For the best-8 third-placed ranking across groups the chain is identical except head-to-head is skipped (those teams have not played each other): points → overall GD → overall GS → FIFA Ranking.
Reproducibility
Every prediction run records a 10-field provenance block, so any published forecast can be traced to the exact model, code, data, and random seed that produced it.
forecast__elo-dc-v1.0__seed42__cond0__rerun20260610live| Field | Value | What it pins |
|---|---|---|
| model_version | elo-dc-v1.0 | Identifies the committed Elo + Dixon–Coles fit. |
| simulator_version | shell-v0.1 | Identifies the Monte Carlo engine + tie-breaker logic. |
| code_version / git_commit | 251b05fc78ce | Repository commit the run was produced from. |
| data_version | 2026-06-10 | Snapshot date of the cleaned results dataset. |
| data_hash | ee6953cd4cd6d943… (SHA-256) | Hash of the source results CSV (martj42/international_results). |
| rng_seed | 42 | Monte Carlo seed — fixed, so a re-run reproduces the same draws. |
| training_cutoff_date | 2026-06-10 | Matches on or before this date were used to fit; nothing after leaks in. |
| data_cutoff_time | — (pre-tournament) | Null pre-tournament; set to the as-of time once live results condition the run. |
| calibration_method | none | Calibration assessed and applied (see calibration section). |
| run_type | model_forecast | Distinguishes a forecast run from a data build or backtest. |
Read live from the published forecast run (the current_run view) — the same source the forecast page uses, so it refreshes at every re-run.
Limitations
Where the model is weakest, stated plainly.
- No team news. Injuries, suspensions, lineups and form within a camp are invisible to it — it sees match results, not who is on the pitch.
- No market signal. By design it ignores betting odds, so its champion shares are more compressed than the market’s (favourites land near 7–10%, not 12–15%).
- Sparse World Cup evidence. Only two tournaments (128 matches) back the calibration; reliability bins are noisy and a single tournament cannot fully validate tail behaviour.
- Grid-boundary tuning.
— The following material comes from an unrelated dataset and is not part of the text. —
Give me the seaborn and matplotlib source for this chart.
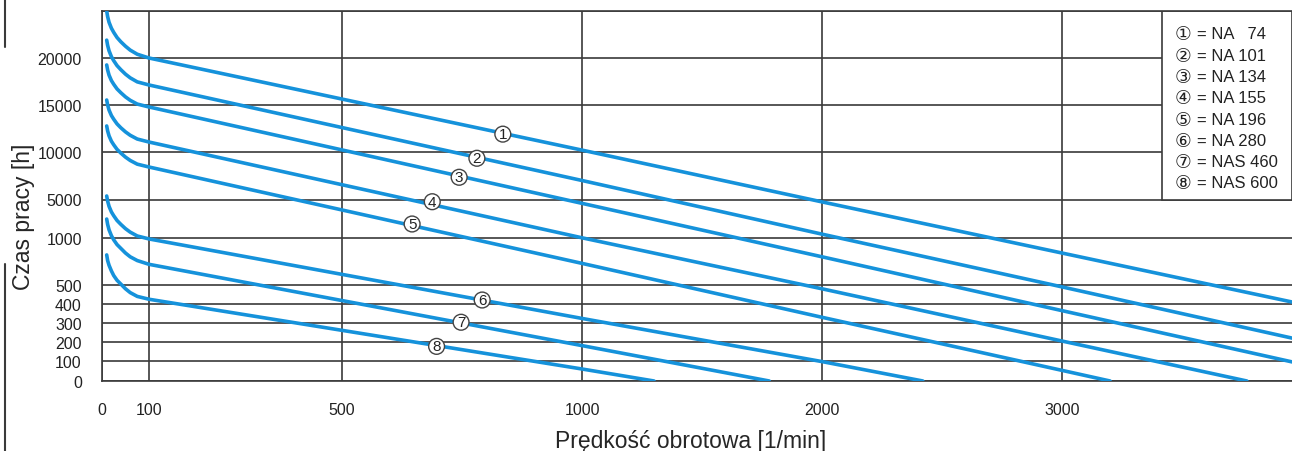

Half-life and the Elo prior both landed at the top of their search grids — the true optimum may sit beyond, suggesting even more weight on long-run strength.
- Static within a day. The forecast updates when results are entered, not continuously; between updates it does not react to news.
Update cadence
When the numbers move, and why.
- Pre-tournament. A final model re-run on the June 10 data freeze sets the published opening forecast — superseding any earlier provisional run.
- During the tournament. As each result is entered, the simulator re-conditions on completed matches and re-runs, so standings and championship odds shift to reflect what has actually happened.
- Provenance preserved. Each re-run writes a fresh reproducibility block (above), so any past state of the forecast remains traceable.
Independent, calibrated, and probabilistic — not affiliated with FIFA, and not betting advice. Model figures are transcribed from the committed artifacts (backtest report, Dixon–Coles parameters, reliability CSVs); the reproducibility block and calibration status are read live from the published forecast run.